There is also mutual respect between the two. "Doc is a great coach and the reason I went to Pinewood," Digovich said.

"Katy is the best post player ever from Pinewood, and she did a tough balancing act between working hard and controlling her diabetes," said Scheppler, who owns a remarkable 217-30 coaching record over eight years at Pinewood.

"She hasn't scratched the surface of her potential yet," continued Scheppler, speaking like a caring mentor pushing his student for more. "She needs to really work hard to challenge the next level."

The next level is Division I basketball at Princeton University, where Digovich is headed this fall on an academic -- not basketball -- scholarship. And she is heeding her coach's advice by working out three to four hours daily on a variety of exercises, including playing in the ProAm league, where she hones her skills against ex-WNBA and college players.

Digovich chose Princeton over a number of Division I schools due to its academic standards. She intends to major in molecular biology, including the study of genes. While she displayed a ho-hum attitude toward her athletic honors, her face lit up when a connection was made between her college major and her diabetes.

Digovich's involvement with diabetes made a winning impression on Robert Braunstein, director of CalHi Sports of KRON Television, in her selection as the Scholar Athlete of the Year. "We felt Katy showed great dedication to her sports and to her schoolwork. In the end, it was Katy's unselfish work on behalf of young children with diabetes that put her above the rest," Braunstein said.

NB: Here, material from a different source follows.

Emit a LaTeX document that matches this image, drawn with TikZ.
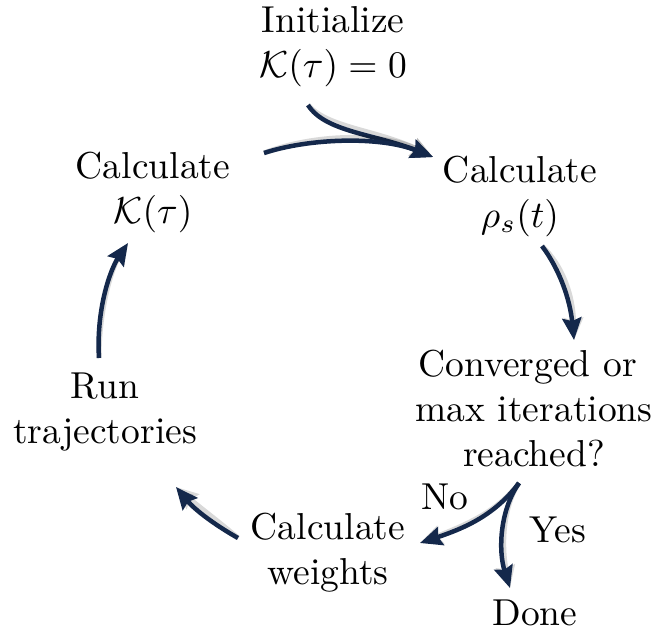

Digovich's success with diabetes has rubbed off on her family. "Because of her battle with diabetes, the whole family has learned to take better care of our bodies," her father said. "When she was diagnosed with diabetes, I promised my little girl that one day there would be a permanent fix," continued Peter with a sheepish grin, realizing that he was not in a position to make that promise.

However, he needn't despair. One day, with the help of Digovich's academic pursuits, his promise may come true.